Response to Bootstrapping Claim

The Supreme Court How did the U.S. Supreme Court deal with this bootstrapping argument? First, the Court relied on basic principles established in prior decisions in Southland Corp. v. Keating, 465 U. S. 1, (1984) and Prima Paint, and on § 2 of the Federal Arbitration Act, which makes a written agreement to arbitrate "valid, irrevocable, and enforceable, save upon such grounds as exist at law or in equity for the revocation of any contract."

In Southland, the Court determined that in enacting § 2 of the FAA, Congress declared a national policy favoring arbitration and withdrew the power of states to require a judicial forum for the resolution of claims that contracting parties agreed to resolve by arbitration. It further held that the FAA "create[d] a body of federal law ... applicable in state and federal court." It rejected the view that state law could bar enforcement of § 2, even in the context of state law claims brought in state court.

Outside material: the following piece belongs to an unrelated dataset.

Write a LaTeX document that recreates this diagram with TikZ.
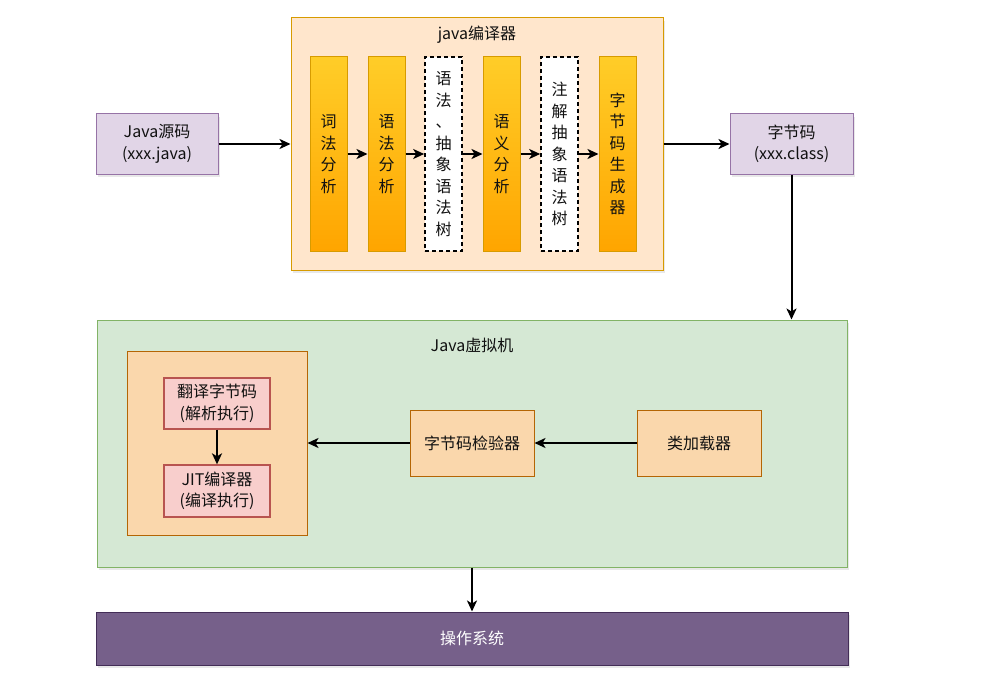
\documentclass[tikz,border=0pt]{standalone}
\usepackage{fontspec}
\setmainfont{Noto Sans CJK SC}
\usepackage{xcolor}
\usepackage{tikz}
\usetikzlibrary{arrows.meta,shadows}

\definecolor{srcfill}{HTML}{E1D5E7}
\definecolor{srcline}{HTML}{9673A6}
\definecolor{javacfill}{HTML}{FFE6CC}
\definecolor{javacline}{HTML}{D79B00}
\definecolor{gradtop}{HTML}{FFCD28}
\definecolor{gradbot}{HTML}{FFA500}
\definecolor{jvmfill}{HTML}{D5E8D4}
\definecolor{jvmline}{HTML}{82B366}
\definecolor{partfill}{HTML}{FAD7AC}
\definecolor{partline}{HTML}{B46504}
\definecolor{execfill}{HTML}{F8CECC}
\definecolor{execline}{HTML}{B85450}
\definecolor{osfill}{HTML}{76608A}
\definecolor{osline}{HTML}{432D57}
\definecolor{txt}{HTML}{111111}

\tikzset{
  box/.style={draw, line width=1pt, inner sep=0pt, align=center, text=txt,
    font=\fontsize{16}{21.5}\selectfont},
  shade box/.style={drop shadow={opacity=0.18, shadow xshift=2pt, shadow yshift=-3pt}},
  stage/.style={box, draw=javacline, top color=gradtop, bottom color=gradbot,
    minimum width=37pt, minimum height=194pt},
  tree/.style={box, draw=black, fill=white, dash pattern=on 4pt off 3pt, line width=1.6pt,
    minimum width=37pt, minimum height=194pt},
  flow/.style={-{Stealth[length=11pt,width=10pt,inset=3pt]}, line width=2pt, black},
}

\begin{document}
\begin{tikzpicture}[x=1pt, y=-1pt]
    \useasboundingbox (0,0) rectangle (992,682);

    % Source and bytecode
    \node[box, shade box, fill=srcfill, draw=srcline, minimum width=122pt, minimum height=60pt]
        (src) at (157,144) {Java源码\\(xxx.java)};
    \node[box, shade box, fill=srcfill, draw=srcline, minimum width=123pt, minimum height=60pt]
        (bc) at (791.5,144) {字节码\\(xxx.class)};

    % Compiler
    \node[box, shade box, fill=javacfill, draw=javacline, minimum width=372pt, minimum height=252pt]
        (javac) at (477,144) {};
    \node[box, draw=none] (javactitle) at (477,35) {java编译器};

    \node[stage] (c1) at (328.5,154) {词\\法\\分\\析};
    \node[stage] (c2) at (386.5,154) {语\\法\\分\\析};
    \node[tree]  (c3) at (443.5,154) {语\\法\\、\\抽\\象\\语\\法\\树};
    \node[stage] (c4) at (501.5,154) {语\\义\\分\\析};
    \node[tree]  (c5) at (559.5,154) {注\\解\\抽\\象\\语\\法\\树};
    \node[stage] (c6) at (617.5,154) {字\\节\\码\\生\\成\\器};

    \foreach \a/\b in {c1/c2,c2/c3,c3/c4,c4/c5,c5/c6}
        \draw[flow] (\a.east) -- (\b.west);

    \draw[flow] (src.east) -- (javac.west);
    \draw[flow] (javac.east) -- (bc.west);

    % JVM
    \node[box, shade box, fill=jvmfill, draw=jvmline, minimum width=750pt, minimum height=247pt]
        (jvm) at (472,443.5) {};
    \node[box, draw=none] (jvmtitle) at (472,345) {Java虚拟机};

    \node[box, fill=partfill, draw=partline, minimum width=180pt, minimum height=184pt]
        (exec) at (217,443) {};
    \node[box, fill=execfill, draw=execline, line width=1.3pt, minimum width=106pt, minimum height=51pt]
        (interp) at (217,403.5) {翻译字节码\\(解析执行)};
    \node[box, fill=execfill, draw=execline, line width=1.3pt, minimum width=106pt, minimum height=52pt]
        (jit) at (217,491) {JIT编译器\\(编译执行)};
    \draw[flow] (interp.south) -- (jit.north);

    \node[box, fill=partfill, draw=partline, minimum width=124pt, minimum height=66pt]
        (verify) at (472,443) {字节码检验器};
    \node[box, fill=partfill, draw=partline, minimum width=124pt, minimum height=66pt]
        (loader) at (699,443) {类加载器};

    \draw[flow] (loader.west) -- (verify.east);
    \draw[flow] (verify.west) -- (exec.east);

    \draw[flow] (bc.south) -- (bc.south |- jvm.north);

    % Operating system
    \node[box, shade box, fill=osfill, draw=osline, text=white, minimum width=752pt, minimum height=53pt]
        (os) at (472,638.5) {操作系统};
    \draw[flow] (jvm.south) -- (os.north);
\end{tikzpicture}
\end{document}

The Court placed only two limitations on the enforceability of arbitration provisions under the FAA: They must be part of a written maritime contract or a contract "evidencing a transaction involving commerce."

The Southland Court went on to identify two types of challenges to the validity of arbitration agreements that could be raised on the grounds alluded to in FAA § 2. One type challenges the validity of an arbitration agreement and the other challenges the validity of the contract as a whole. The Court addressed both types of challenges in the landmark Prima Paint decision. There it determined that challenges to the validity of the arbitration clause only may be adjudicated by a court, but challenges to the validity of the contract generally may be adjudicated by an arbitrator. In reaching this conclusion the Court relied on § 3 of the FAA, which requires a court to stay any lawsuit brought in federal court on the application of a party, where the court is satisfied that there is an "issue referable to arbitration" under a written arbitration agreement, "provid[ed that] the applicant for the stay is not in default in proceeding with such arbitration."